Stated exercise:
Every line that holds the string "with" is to be identified and copied.

Provided material:
------------------------------------------------

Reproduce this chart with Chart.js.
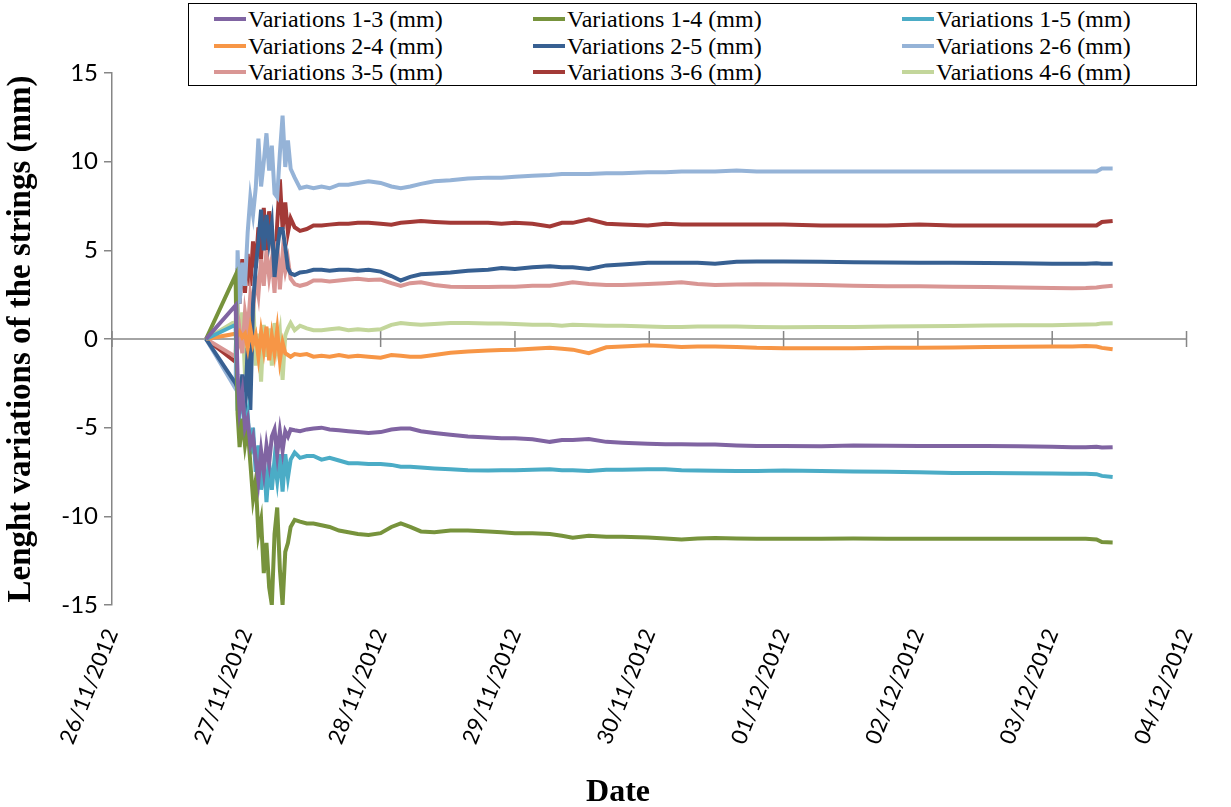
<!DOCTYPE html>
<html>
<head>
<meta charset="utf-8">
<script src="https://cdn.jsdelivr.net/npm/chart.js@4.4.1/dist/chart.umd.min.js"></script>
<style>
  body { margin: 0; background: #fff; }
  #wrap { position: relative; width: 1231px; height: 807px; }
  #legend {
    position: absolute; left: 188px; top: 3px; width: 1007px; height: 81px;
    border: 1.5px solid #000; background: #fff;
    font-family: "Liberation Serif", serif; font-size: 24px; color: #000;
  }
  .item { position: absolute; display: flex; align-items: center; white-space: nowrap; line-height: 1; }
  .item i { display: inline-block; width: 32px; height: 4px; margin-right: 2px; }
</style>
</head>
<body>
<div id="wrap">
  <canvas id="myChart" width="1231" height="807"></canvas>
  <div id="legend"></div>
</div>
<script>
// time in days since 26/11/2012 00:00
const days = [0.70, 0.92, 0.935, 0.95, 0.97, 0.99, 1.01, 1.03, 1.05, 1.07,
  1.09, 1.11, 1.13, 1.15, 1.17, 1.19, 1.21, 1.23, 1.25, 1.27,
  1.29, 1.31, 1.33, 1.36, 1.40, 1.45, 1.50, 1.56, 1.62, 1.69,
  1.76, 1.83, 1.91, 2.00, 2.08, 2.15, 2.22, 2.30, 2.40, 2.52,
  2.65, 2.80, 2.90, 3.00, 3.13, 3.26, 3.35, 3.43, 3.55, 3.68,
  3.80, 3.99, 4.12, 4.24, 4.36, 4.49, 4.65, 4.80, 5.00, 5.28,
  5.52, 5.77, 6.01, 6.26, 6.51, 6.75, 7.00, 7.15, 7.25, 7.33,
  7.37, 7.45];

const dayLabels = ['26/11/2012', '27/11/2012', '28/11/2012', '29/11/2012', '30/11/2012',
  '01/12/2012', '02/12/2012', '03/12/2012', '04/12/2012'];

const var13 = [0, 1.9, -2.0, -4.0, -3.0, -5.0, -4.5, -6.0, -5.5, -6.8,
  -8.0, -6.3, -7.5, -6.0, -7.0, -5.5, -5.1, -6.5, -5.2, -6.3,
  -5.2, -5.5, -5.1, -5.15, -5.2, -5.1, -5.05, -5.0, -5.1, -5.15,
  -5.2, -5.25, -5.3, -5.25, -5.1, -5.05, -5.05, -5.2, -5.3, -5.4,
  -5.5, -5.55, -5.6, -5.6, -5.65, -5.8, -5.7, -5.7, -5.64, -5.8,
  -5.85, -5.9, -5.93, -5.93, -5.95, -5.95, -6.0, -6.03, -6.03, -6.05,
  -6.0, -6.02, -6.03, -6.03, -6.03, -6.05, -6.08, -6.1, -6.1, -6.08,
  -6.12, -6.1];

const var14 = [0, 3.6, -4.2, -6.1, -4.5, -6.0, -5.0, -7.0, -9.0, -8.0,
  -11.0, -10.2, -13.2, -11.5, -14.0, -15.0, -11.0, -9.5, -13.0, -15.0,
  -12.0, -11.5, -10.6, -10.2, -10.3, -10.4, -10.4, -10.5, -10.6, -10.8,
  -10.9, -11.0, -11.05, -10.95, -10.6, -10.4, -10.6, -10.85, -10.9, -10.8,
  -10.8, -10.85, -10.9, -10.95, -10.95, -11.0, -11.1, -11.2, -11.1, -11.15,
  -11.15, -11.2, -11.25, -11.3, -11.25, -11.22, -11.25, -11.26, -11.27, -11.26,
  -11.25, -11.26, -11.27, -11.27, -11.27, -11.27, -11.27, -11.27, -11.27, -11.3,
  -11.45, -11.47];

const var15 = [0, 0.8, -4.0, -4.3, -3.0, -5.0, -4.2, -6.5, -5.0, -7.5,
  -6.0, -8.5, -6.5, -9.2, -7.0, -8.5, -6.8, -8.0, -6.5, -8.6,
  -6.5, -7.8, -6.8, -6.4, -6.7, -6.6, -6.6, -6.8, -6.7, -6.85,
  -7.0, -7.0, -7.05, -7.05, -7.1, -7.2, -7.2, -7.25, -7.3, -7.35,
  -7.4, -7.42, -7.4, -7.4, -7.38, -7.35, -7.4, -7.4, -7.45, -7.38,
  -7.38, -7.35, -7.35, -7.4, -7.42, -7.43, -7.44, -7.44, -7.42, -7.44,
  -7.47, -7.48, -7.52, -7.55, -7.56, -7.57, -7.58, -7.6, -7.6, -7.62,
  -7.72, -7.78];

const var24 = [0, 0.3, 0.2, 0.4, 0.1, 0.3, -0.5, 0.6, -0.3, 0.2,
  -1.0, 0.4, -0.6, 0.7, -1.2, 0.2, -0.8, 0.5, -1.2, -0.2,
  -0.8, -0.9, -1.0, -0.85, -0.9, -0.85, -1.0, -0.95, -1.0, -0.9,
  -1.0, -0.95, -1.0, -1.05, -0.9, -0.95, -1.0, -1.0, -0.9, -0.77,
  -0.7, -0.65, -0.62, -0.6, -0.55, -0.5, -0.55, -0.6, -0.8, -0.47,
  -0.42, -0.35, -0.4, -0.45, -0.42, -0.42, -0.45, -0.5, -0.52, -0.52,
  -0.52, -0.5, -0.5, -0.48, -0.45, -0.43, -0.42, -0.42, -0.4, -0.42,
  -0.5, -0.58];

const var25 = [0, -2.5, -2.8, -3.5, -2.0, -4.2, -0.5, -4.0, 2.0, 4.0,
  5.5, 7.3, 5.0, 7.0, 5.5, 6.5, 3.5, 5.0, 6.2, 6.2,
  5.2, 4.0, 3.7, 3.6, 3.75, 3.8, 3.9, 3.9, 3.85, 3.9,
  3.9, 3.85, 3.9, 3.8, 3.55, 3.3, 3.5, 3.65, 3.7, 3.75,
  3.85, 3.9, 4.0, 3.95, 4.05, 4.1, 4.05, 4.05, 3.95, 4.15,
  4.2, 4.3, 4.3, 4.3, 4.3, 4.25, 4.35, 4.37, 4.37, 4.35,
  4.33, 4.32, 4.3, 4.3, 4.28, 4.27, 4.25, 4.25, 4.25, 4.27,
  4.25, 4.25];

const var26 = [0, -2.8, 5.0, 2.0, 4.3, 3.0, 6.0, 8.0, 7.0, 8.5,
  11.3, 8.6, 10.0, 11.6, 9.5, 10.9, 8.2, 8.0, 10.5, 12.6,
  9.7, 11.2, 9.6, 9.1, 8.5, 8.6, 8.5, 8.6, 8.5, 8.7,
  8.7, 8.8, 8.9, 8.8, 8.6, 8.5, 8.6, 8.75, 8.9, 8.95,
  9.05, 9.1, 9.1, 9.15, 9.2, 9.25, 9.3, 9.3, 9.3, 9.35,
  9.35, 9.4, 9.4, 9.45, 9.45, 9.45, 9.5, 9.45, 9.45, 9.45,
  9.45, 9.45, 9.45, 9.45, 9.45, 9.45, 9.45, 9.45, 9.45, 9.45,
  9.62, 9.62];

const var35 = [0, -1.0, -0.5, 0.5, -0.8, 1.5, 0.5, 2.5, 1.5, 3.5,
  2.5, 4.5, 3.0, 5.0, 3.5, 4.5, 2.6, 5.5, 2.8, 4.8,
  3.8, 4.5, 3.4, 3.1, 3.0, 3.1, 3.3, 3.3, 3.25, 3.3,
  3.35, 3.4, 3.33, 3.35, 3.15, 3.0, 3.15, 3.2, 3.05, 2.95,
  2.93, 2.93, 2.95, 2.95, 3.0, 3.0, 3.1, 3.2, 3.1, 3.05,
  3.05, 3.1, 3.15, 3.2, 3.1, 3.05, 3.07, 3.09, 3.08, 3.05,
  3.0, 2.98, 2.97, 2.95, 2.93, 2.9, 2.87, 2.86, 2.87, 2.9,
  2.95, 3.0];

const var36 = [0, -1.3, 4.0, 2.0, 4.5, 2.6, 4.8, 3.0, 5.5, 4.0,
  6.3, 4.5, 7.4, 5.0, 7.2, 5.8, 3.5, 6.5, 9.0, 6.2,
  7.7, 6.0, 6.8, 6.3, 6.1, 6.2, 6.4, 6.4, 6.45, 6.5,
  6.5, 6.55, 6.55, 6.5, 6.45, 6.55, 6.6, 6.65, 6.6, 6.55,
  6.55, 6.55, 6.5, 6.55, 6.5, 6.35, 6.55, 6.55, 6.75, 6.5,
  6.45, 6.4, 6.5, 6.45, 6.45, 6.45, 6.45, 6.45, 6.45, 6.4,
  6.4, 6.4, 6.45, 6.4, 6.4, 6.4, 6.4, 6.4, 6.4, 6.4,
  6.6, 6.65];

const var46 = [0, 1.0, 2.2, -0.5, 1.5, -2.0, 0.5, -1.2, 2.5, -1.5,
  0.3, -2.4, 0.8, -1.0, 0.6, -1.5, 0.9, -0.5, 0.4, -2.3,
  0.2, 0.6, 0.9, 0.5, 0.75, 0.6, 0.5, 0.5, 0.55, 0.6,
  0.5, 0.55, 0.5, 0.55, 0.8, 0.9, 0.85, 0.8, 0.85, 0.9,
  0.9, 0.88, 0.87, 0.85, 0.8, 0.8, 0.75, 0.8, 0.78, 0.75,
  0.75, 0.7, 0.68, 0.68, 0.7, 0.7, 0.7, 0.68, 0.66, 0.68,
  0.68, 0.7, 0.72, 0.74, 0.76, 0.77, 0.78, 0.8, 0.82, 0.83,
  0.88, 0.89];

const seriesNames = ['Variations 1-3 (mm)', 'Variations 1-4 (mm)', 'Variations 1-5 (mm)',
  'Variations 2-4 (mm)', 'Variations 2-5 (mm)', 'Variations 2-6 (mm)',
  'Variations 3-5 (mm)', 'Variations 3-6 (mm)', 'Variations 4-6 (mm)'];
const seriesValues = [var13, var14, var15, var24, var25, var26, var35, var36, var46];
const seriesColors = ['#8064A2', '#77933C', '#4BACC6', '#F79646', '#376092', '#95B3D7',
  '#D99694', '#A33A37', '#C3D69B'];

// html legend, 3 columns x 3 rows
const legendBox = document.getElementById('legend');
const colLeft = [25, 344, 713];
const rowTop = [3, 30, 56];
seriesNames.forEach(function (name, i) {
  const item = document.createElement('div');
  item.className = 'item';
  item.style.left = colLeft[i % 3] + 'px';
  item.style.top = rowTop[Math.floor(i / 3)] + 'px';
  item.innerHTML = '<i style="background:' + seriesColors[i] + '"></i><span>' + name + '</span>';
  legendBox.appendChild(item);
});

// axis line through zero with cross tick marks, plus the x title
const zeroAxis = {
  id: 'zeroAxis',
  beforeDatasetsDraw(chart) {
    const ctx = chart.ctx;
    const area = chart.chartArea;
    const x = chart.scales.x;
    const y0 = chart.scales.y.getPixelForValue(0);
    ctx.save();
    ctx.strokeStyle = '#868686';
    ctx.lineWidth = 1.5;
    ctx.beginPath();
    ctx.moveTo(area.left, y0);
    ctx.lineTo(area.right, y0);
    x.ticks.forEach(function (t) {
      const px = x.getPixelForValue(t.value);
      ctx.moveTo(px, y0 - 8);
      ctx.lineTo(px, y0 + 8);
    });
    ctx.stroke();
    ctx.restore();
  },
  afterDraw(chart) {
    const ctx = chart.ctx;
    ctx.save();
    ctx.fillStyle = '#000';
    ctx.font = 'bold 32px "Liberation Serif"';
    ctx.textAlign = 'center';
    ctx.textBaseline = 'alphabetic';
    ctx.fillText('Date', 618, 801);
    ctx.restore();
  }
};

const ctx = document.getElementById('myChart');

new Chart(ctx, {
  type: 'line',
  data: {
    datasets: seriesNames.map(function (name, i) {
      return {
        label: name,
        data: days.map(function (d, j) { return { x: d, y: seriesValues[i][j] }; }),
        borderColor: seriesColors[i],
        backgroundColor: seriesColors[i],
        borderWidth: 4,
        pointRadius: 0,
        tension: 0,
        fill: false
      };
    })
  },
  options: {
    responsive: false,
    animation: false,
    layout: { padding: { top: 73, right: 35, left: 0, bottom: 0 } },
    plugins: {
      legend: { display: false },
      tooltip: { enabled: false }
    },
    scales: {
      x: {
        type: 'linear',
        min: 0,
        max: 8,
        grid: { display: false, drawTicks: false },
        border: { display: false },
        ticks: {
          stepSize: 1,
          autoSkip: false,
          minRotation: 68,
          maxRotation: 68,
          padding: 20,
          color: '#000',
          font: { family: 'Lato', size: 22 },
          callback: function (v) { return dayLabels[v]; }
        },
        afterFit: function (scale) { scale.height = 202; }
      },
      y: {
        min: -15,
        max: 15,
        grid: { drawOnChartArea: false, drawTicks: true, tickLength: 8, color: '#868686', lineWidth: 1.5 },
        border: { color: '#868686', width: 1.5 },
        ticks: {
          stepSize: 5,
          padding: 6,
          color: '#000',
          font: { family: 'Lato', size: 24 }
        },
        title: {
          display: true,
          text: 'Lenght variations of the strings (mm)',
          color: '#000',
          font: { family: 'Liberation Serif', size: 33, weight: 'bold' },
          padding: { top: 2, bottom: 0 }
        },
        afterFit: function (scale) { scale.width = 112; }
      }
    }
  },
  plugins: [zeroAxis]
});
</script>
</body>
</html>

------------------------------------------------

Result:
Reproduce this chart with Chart.js.
// axis line through zero with cross tick marks, plus the x title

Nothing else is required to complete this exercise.